(Charts and diagrams as code)

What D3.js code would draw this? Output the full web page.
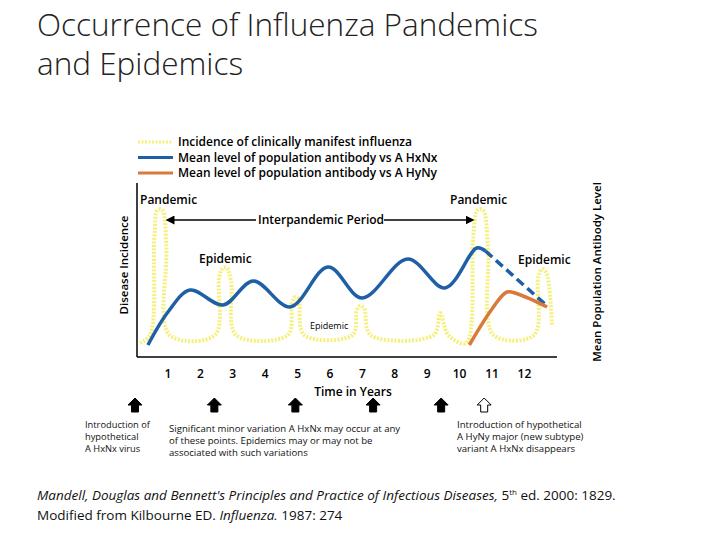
<!DOCTYPE html>
<html><head><meta charset="utf-8">
<script src="https://cdn.jsdelivr.net/npm/d3@7"></script>
<style>body{margin:0;background:#fff}text{font-family:"Open Sans",sans-serif}</style>
</head><body><svg id="c" width="720" height="540"></svg>
<script>
// time in years, incidence / antibody level (relative units)
var incidence = [[0.14,14],[0.45,22],[0.58,120],[0.68,147],[0.82,147],[0.95,110],[1.05,22],[2.45,22],[2.58,80],[2.7,89],[2.82,89],[2.95,75],[3.1,22],
  [4.7,22],[4.83,55],[4.93,60],[5.03,58],[5.2,22],[6.7,22],[6.83,47],[6.93,51],[7.05,49],[7.25,22],
  [9.2,22],[9.4,44],[9.65,22],[10.2,14],[10.42,120],[10.55,147],[10.72,147],[10.88,110],[11.05,22],[12.3,22],[12.43,80],[12.55,88],[12.68,84],[12.85,32]];
var antibodyX = [[0.38,12],[1.0,45],[1.68,67],[2.7,52],[3.63,76],[4.77,50],[5.94,90],[6.99,59],[8.4,98],[9.55,69],[10.53,109],[10.8,106]];
var antibodyXdash = [[10.8,106],[12.7,51]];
var antibodyY = [[10.3,12],[11.0,48],[11.46,65],[11.8,63],[12.7,50]];
var years = [1,2,3,4,5,6,7,8,9,10,11,12];
var arrowYears = [-0.05,2.4,4.9,7.3,9.4];
var openArrowYear = 10.45;

var svg = d3.select("#c");
var x = d3.scaleLinear().domain([0,13]).range([135.6,556.8]);
var y = d3.scaleLinear().domain([0,167]).range([357,190]);

svg.append("text").attr("x",37).attr("y",36).attr("font-size",31.5).attr("fill","#222").attr("font-weight",300).text("Occurrence of Influenza Pandemics");
svg.append("text").attr("x",37).attr("y",75).attr("font-size",31.5).attr("fill","#222").attr("font-weight",300).text("and Epidemics");

var ln = d3.line().x(function(d){return x(d[0]);}).y(function(d){return y(d[1]);}).curve(d3.curveCatmullRom);
svg.append("path").attr("d",ln(incidence)).attr("fill","none").attr("stroke","#f5f07a").attr("stroke-width",4).attr("stroke-dasharray","2,1.5");
svg.append("path").attr("d",ln(antibodyX)).attr("fill","none").attr("stroke","#1f5fa6").attr("stroke-width",3.5);
svg.append("path").attr("d",ln(antibodyXdash)).attr("fill","none").attr("stroke","#1f5fa6").attr("stroke-width",3.5).attr("stroke-dasharray","9,5");
svg.append("path").attr("d",ln(antibodyY)).attr("fill","none").attr("stroke","#d97a3a").attr("stroke-width",3.5);

// axes
svg.append("line").attr("x1",137).attr("x2",137).attr("y1",183).attr("y2",357).attr("stroke","#000").attr("stroke-width",1.5);
svg.append("line").attr("x1",137).attr("x2",557).attr("y1",357).attr("y2",357).attr("stroke","#000").attr("stroke-width",1.5);
svg.selectAll(".tk").data(years).enter().append("text").attr("x",function(d){return x(d);}).attr("y",378)
  .attr("text-anchor","middle").attr("font-size",12).attr("font-weight",600).text(function(d){return d;});
svg.append("text").attr("x",353).attr("y",396).attr("text-anchor","middle").attr("font-size",12).attr("font-weight",600).text("Time in Years");
svg.append("text").attr("transform","translate(128,265) rotate(-90)").attr("text-anchor","middle").attr("font-size",11.5).attr("font-weight",600).text("Disease Incidence");
svg.append("text").attr("transform","translate(601,272) rotate(-90)").attr("text-anchor","middle").attr("font-size",11.5).attr("font-weight",600).text("Mean Population Antibody Level");

// legend
var leg = [["#f5f07a","2,1.5","Incidence of clinically manifest influenza"],["#1f5fa6",null,"Mean level of population antibody vs A HxNx"],["#d97a3a",null,"Mean level of population antibody vs A HyNy"]];
leg.forEach(function(l,i){
  var yy = 142+i*15.5;
  svg.append("line").attr("x1",138).attr("x2",173).attr("y1",yy).attr("y2",yy).attr("stroke",l[0]).attr("stroke-width",3).attr("stroke-dasharray",l[1]);
  svg.append("text").attr("x",178).attr("y",yy+4).attr("font-size",12).attr("font-weight",600).text(l[2]);
});

// annotations
function lab(tx,xx,yy,fs){svg.append("text").attr("x",xx).attr("y",yy).attr("font-size",fs).attr("font-weight",600).text(tx);}
lab("Pandemic",140,204,12); lab("Pandemic",450,204,12);
lab("Interpandemic Period",258,224,12);
lab("Epidemic",199,263,12); lab("Epidemic",518,264,12);
svg.append("text").attr("x",310).attr("y",329).attr("font-size",9).text("Epidemic");
var ar = svg.append("defs").append("marker").attr("id","ah").attr("viewBox","0 0 10 10").attr("refX",5).attr("refY",5)
  .attr("markerWidth",6).attr("markerHeight",6).attr("orient","auto-start-reverse");
ar.append("path").attr("d","M0,0L10,5L0,10z");
svg.append("line").attr("x1",170).attr("x2",256).attr("y1",220).attr("y2",220).attr("stroke","#000").attr("stroke-width",1.5).attr("marker-start","url(#ah)");
svg.append("line").attr("x1",384).attr("x2",470).attr("y1",220).attr("y2",220).attr("stroke","#000").attr("stroke-width",1.5).attr("marker-end","url(#ah)");

// up arrows
function upArrow(cx,fill){
  svg.append("path").attr("d","M"+(cx-7)+",405 L"+cx+",398 L"+(cx+7)+",405 L"+(cx+3.5)+",405 L"+(cx+3.5)+",412 L"+(cx-3.5)+",412 L"+(cx-3.5)+",405 Z")
    .attr("fill",fill).attr("stroke","#000").attr("stroke-width",1);
}
arrowYears.forEach(function(t){upArrow(x(t)+1,"#000");});
upArrow(x(openArrowYear)+10,"#fff");

function block(lines,xx,yy,fs){lines.forEach(function(s,i){svg.append("text").attr("x",xx).attr("y",yy+i*12).attr("font-size",fs).attr("fill","#111").text(s);});}
block(["Introduction of","hypothetical","A HxNx virus"],85,428,9.3);
block(["Significant minor variation A HxNx may occur at any","of these points. Epidemics may or may not be","associated with such variations"],169,432,9.6);
block(["Introduction of hypothetical","A HyNy major (new subtype)","variant A HxNx disappears"],457,428,9.6);

var ref = svg.append("text").attr("x",37).attr("y",500).attr("font-size",13.5).attr("fill","#111");
ref.append("tspan").attr("font-style","italic").text("Mandell, Douglas and Bennett's Principles and Practice of Infectious Diseases,");
ref.append("tspan").text(" 5");
ref.append("tspan").attr("font-size",8).attr("dy",-5).text("th");
ref.append("tspan").attr("dy",5).text(" ed. 2000: 1829.");
var ref2 = svg.append("text").attr("x",37).attr("y",520).attr("font-size",13.5).attr("fill","#111");
ref2.append("tspan").text("Modified from Kilbourne ED. ");
ref2.append("tspan").attr("font-style","italic").text("Influenza.");
ref2.append("tspan").text(" 1987: 274");
</script></body></html>
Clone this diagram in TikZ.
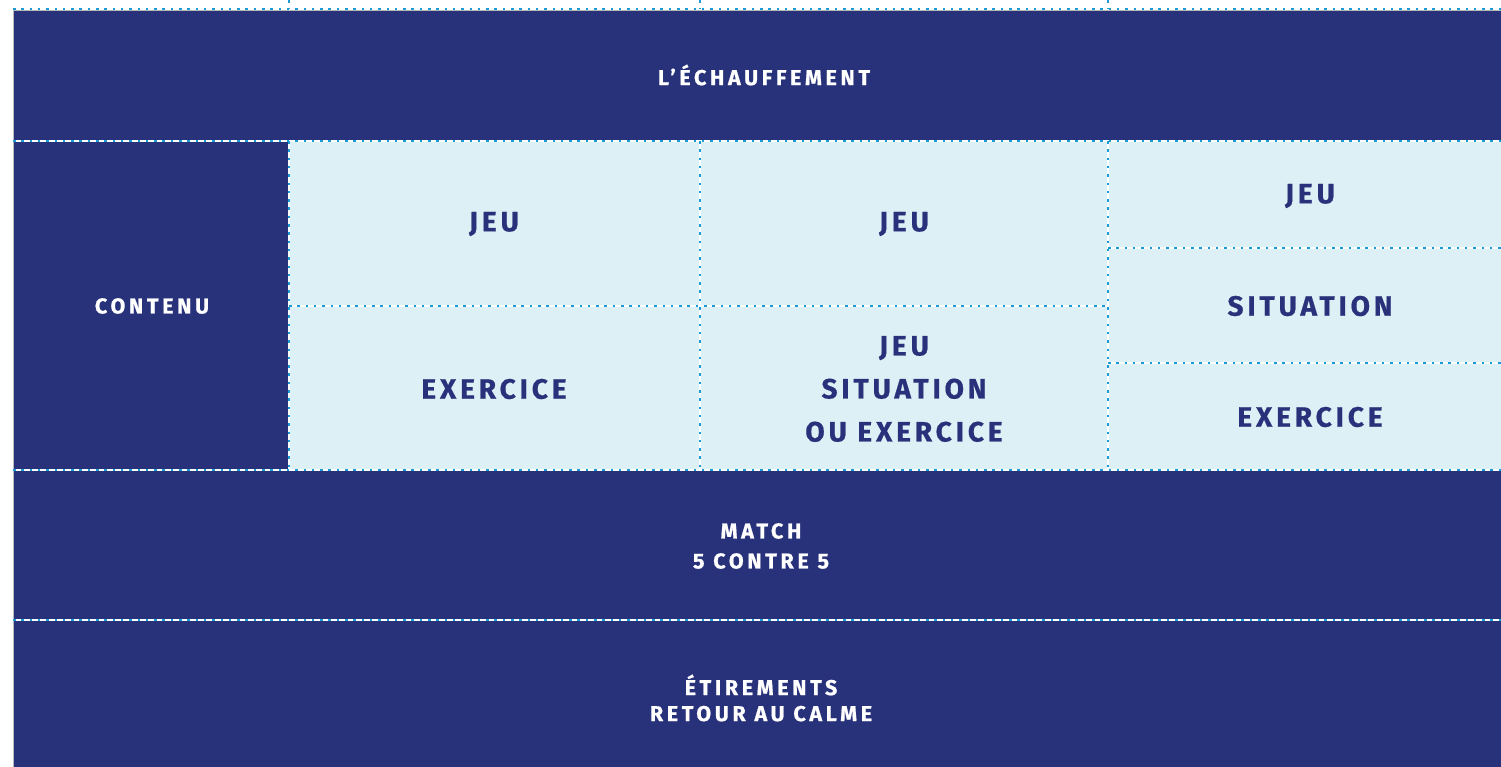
\documentclass[tikz,border=0pt]{standalone}
\usepackage{fontspec}
\newfontfamily\darkfont[LetterSpace=17,FakeBold=0.8]{Fira Sans}
\newfontfamily\palefont[LetterSpace=14,FakeBold=0.6]{Fira Sans}
\definecolor{navy}{HTML}{27327A}
\definecolor{pale}{HTML}{DDF0F6}
\definecolor{dotblue}{HTML}{1A9AD7}

\begin{document}
\begin{tikzpicture}[x=1pt,y=-1pt,
	band/.style={fill=navy,draw=gray!55,line width=0.6pt},
	cell/.style={fill=pale},
	sep/.style={dotblue,line width=2.5pt,dash pattern=on 2.5pt off 5.8pt,preaction={draw=white,solid,line width=1.4pt}},
	darklabel/.style={text=white,align=center,font=\darkfont\bfseries\fontsize{21.5}{30}\selectfont},
	palelabel/.style={text=navy,align=center,font=\palefont\bfseries\fontsize{28}{43}\selectfont}]
	\useasboundingbox (0,0) rectangle (1501,766);

	% bands and cells
	\fill[white] (0,0) rectangle (1501,766);
	\filldraw[band] (13,10) rectangle (1510,141);
	\filldraw[band] (13,141) rectangle (288,470);
	\fill[cell] (288,141) rectangle (1510,470);
	\filldraw[band] (13,470) rectangle (1510,620);
	\filldraw[band] (13,620) rectangle (1510,780);

	% separators
	\draw[sep] (13,9) -- (1501,9);
	\draw[sep] (289,0) -- (289,9);
	\draw[sep] (700,0) -- (700,9);
	\draw[sep] (1108,0) -- (1108,9);
	\draw[sep] (13,141) -- (1501,141);
	\draw[sep] (289,141) -- (289,470);
	\draw[sep] (700,141) -- (700,470);
	\draw[sep] (1108,141) -- (1108,470);
	\draw[sep] (289,306) -- (1108,306);
	\draw[sep] (1108,248) -- (1501,248);
	\draw[sep] (1108,363) -- (1501,363);
	\draw[sep] (13,470) -- (1501,470);
	\draw[sep] (13,620) -- (1501,620);

	% labels
	\node[darklabel] at (764,75) (warmup) {L’ÉCHAUFFEMENT};
	\node[darklabel] at (152,306) (content) {CONTENU};
	\node[palelabel] at (494,224) (gameA) {JEU};
	\node[palelabel] at (494,389) (drillA) {EXERCICE};
	\node[palelabel] at (904,224) (gameB) {JEU};
	\node[palelabel] at (904,389) (mixB) {JEU\\SITUATION\\OU EXERCICE};
	\node[palelabel] at (1310,196) (gameC) {JEU};
	\node[palelabel] at (1310,306) (situC) {SITUATION};
	\node[palelabel] at (1310,417) (drillC) {EXERCICE};
	\node[darklabel] at (761,546) (match) {MATCH\\5 CONTRE 5};
	\node[darklabel] at (761,698) (stretch) {ÉTIREMENTS\\[-4pt]RETOUR AU CALME};
\end{tikzpicture}
\end{document}
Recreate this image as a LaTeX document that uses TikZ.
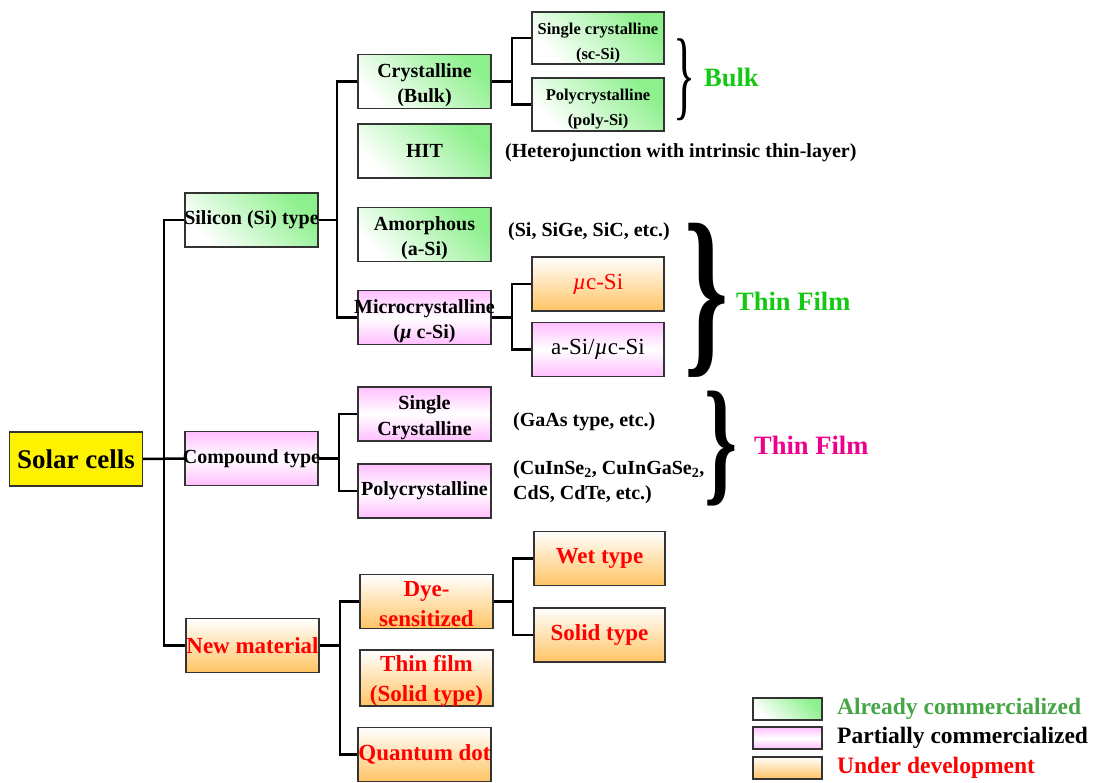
\documentclass[tikz,border=0pt]{standalone}
\usepackage{fontspec}
\setmainfont{Liberation Serif}
\usepackage[dvipsnames]{xcolor}
\usepackage{graphicx}
\usepackage{tikz}

\definecolor{leaf}{RGB}{140,240,140}
\definecolor{blush}{RGB}{255,190,255}
\definecolor{amber}{RGB}{255,196,100}
\definecolor{bulkgreen}{RGB}{20,200,20}
\definecolor{legendgreen}{RGB}{70,165,70}
\newcommand{\spill}[1]{\makebox[0pt]{#1}}
\newcommand{\dropline}{\rule{0pt}{21pt}}

\begin{document}
\begin{tikzpicture}[x=1pt,y=-1pt,
  box/.style={draw=black!80,line width=1.4pt,minimum width=133pt,minimum height=54pt,
    inner sep=0pt,align=center,font=\bfseries\fontsize{20}{25.5}\selectfont},
  done/.style={box,top color=leaf,bottom color=white,shading angle=-45},
  part/.style={box,top color=blush,bottom color=blush,middle color=white},
  todo/.style={box,top color=white,bottom color=amber,text=red,
    font=\bfseries\fontsize{23}{30}\selectfont},
  link/.style={line width=2.5pt},
  note/.style={anchor=west,inner sep=0pt,font=\bfseries\fontsize{20}{25}\selectfont},
  label/.style={anchor=west,inner sep=0pt,font=\bfseries\fontsize{26.5}{30}\selectfont}]
\useasboundingbox (0,0) rectangle (1101,783);

\node[box,fill=yellow,font=\bfseries\fontsize{27}{30}\selectfont] (solar) at (76,459) {Solar cells};

\node[done] (silicon) at (251.5,220) {\spill{Silicon (Si) type}};
\node[part] (compound) at (251.5,458.5) {\spill{Compound type}};
\node[todo] (newmat) at (252.5,645.5) {\spill{New material}};

\node[done] (crystal) at (424.5,81.5) {\dropline Crystalline\\(Bulk)};
\node[done] (hit) at (424.5,151) {HIT};
\node[done] (amorph) at (424.5,234.5) {\dropline Amorphous\\(a-Si)};
\node[part] (micro) at (424.5,317.5) {\dropline\spill{Microcrystalline}\\(\textit{µ} c-Si)};
\node[part] (csingle) at (424.5,414) {\dropline Single\\Crystalline};
\node[part] (cpoly) at (424.5,491) {Polycrystalline};
\node[todo] (dye) at (426.5,601.5) {\dropline Dye-\\sensitized};
\node[todo] (thinfilm) at (426.5,678) {\dropline Thin film\\(Solid type)};
\node[todo] (qdot) at (424.5,754.5) {\spill{Quantum dot}};

\node[done,minimum width=132pt,minimum height=52pt,font=\bfseries\fontsize{16.5}{25}\selectfont] (scsi) at (598,38) {\dropline Single crystalline\\(sc-Si)};
\node[done,minimum width=132pt,minimum height=53pt,font=\bfseries\fontsize{16.5}{25}\selectfont] (polysi) at (598,104.5) {\dropline Polycrystalline\\(poly-Si)};
\node[todo,minimum width=132pt,font=\fontsize{23}{28}\selectfont] (muc) at (598,284) {\textit{µ}c-Si};
\node[part,minimum width=132pt,font=\fontsize{23}{28}\selectfont] (amuc) at (598,349.5) {a-Si/\textit{µ}c-Si};
\node[todo,minimum width=131pt] (wet) at (599.5,558.5) {Wet type};
\node[todo,minimum width=131pt] (solid) at (599.5,635) {Solid type};

% side notes
\node[note] (hetero) at (505,153) {(Heterojunction with intrinsic thin-layer)};
\node[note] (sige) at (508,232) {(Si, SiGe, SiC, etc.)};
\node[note] (gaas) at (513,422) {(GaAs type, etc.)};
\node[note,align=left] (cigs) at (513,482.5) {(CuInSe\textsubscript{2}, CuInGaSe\textsubscript{2},\\CdS, CdTe, etc.)};

% braces
\node[inner sep=0pt] (bulkbrace) at (684,80) {\resizebox*{22pt}{82pt}{\}}};
\node[inner sep=0pt,font=\bfseries] (sibrace) at (706.5,300.5) {\resizebox*{44pt}{154pt}{\}}};
\node[inner sep=0pt,font=\bfseries] (cbrace) at (721,448.5) {\resizebox*{33pt}{115pt}{\}}};
\node[label,text=bulkgreen] (bulk) at (704,77) {Bulk};
\node[label,text=bulkgreen] (sifilm) at (736,301) {Thin Film};
\node[label,text=magenta] (cfilm) at (754,445) {Thin Film};

% legend
\node[done,minimum width=69pt,minimum height=22pt,line width=2pt] (lgdone) at (787.5,709) {};
\node[part,minimum width=69pt,minimum height=22pt,line width=2pt] (lgpart) at (787.5,738) {};
\node[todo,minimum width=69pt,minimum height=22pt,line width=2pt] (lgtodo) at (787.5,767.5) {};
\node[note,text=legendgreen,font=\bfseries\fontsize{23.5}{25}\selectfont] (txdone) at (837,709) {Already commercialized};
\node[note,text=black,font=\bfseries\fontsize{23.5}{25}\selectfont] (txpart) at (837,738) {Partially commercialized};
\node[note,text=red,font=\bfseries\fontsize{23.5}{25}\selectfont] (txtodo) at (837,767.5) {Under development};

% connectors
\coordinate (trunk) at (164,0);
\coordinate (sijoin) at (337,0);
\coordinate (cojoin) at (339,0);
\coordinate (nwjoin) at (340,0);
\coordinate (crjoin) at (512,0);
\coordinate (dyjoin) at (513,0);

\draw[link] (solar.east) -- (compound.west);
\draw[link] (silicon.west) -| (trunk |- newmat.west) -- (newmat.west);

\draw[link] (silicon.east) -- (sijoin |- silicon.east);
\draw[link] (crystal.west) -| (sijoin |- micro.west) -- (micro.west);
\draw[link] (compound.east) -- (cojoin |- compound.east);
\draw[link] (csingle.west) -| (cojoin |- cpoly.west) -- (cpoly.west);
\draw[link] (newmat.east) -- (nwjoin |- newmat.east);
\draw[link] (dye.west) -| (nwjoin |- qdot.west) -- (qdot.west);

\draw[link] (crystal.east) -- (crjoin |- crystal.east);
\draw[link] (scsi.west) -| (crjoin |- polysi.west) -- (polysi.west);
\draw[link] (micro.east) -- (crjoin |- micro.east);
\draw[link] (muc.west) -| (crjoin |- amuc.west) -- (amuc.west);
\draw[link] (dye.east) -- (dyjoin |- dye.east);
\draw[link] (wet.west) -| (dyjoin |- solid.west) -- (solid.west);

\end{tikzpicture}
\end{document}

_What the exercise asks_
Copy exactly the part of the material above that opens with the line containing "Recreate this image" and closes with the line containing "(newmat) at (252.5,645.5)", ends included. Drop the images.

_Expected answer_
Recreate this image as a LaTeX document that uses TikZ.
\documentclass[tikz,border=0pt]{standalone}
\usepackage{fontspec}
\setmainfont{Liberation Serif}
\usepackage[dvipsnames]{xcolor}
\usepackage{graphicx}
\usepackage{tikz}

\definecolor{leaf}{RGB}{140,240,140}
\definecolor{blush}{RGB}{255,190,255}
\definecolor{amber}{RGB}{255,196,100}
\definecolor{bulkgreen}{RGB}{20,200,20}
\definecolor{legendgreen}{RGB}{70,165,70}
\newcommand{\spill}[1]{\makebox[0pt]{#1}}
\newcommand{\dropline}{\rule{0pt}{21pt}}

\begin{document}
\begin{tikzpicture}[x=1pt,y=-1pt,
  box/.style={draw=black!80,line width=1.4pt,minimum width=133pt,minimum height=54pt,
    inner sep=0pt,align=center,font=\bfseries\fontsize{20}{25.5}\selectfont},
  done/.style={box,top color=leaf,bottom color=white,shading angle=-45},
  part/.style={box,top color=blush,bottom color=blush,middle color=white},
  todo/.style={box,top color=white,bottom color=amber,text=red,
    font=\bfseries\fontsize{23}{30}\selectfont},
  link/.style={line width=2.5pt},
  note/.style={anchor=west,inner sep=0pt,font=\bfseries\fontsize{20}{25}\selectfont},
  label/.style={anchor=west,inner sep=0pt,font=\bfseries\fontsize{26.5}{30}\selectfont}]
\useasboundingbox (0,0) rectangle (1101,783);

\node[box,fill=yellow,font=\bfseries\fontsize{27}{30}\selectfont] (solar) at (76,459) {Solar cells};

\node[done] (silicon) at (251.5,220) {\spill{Silicon (Si) type}};
\node[part] (compound) at (251.5,458.5) {\spill{Compound type}};
\node[todo] (newmat) at (252.5,645.5) {\spill{New material}};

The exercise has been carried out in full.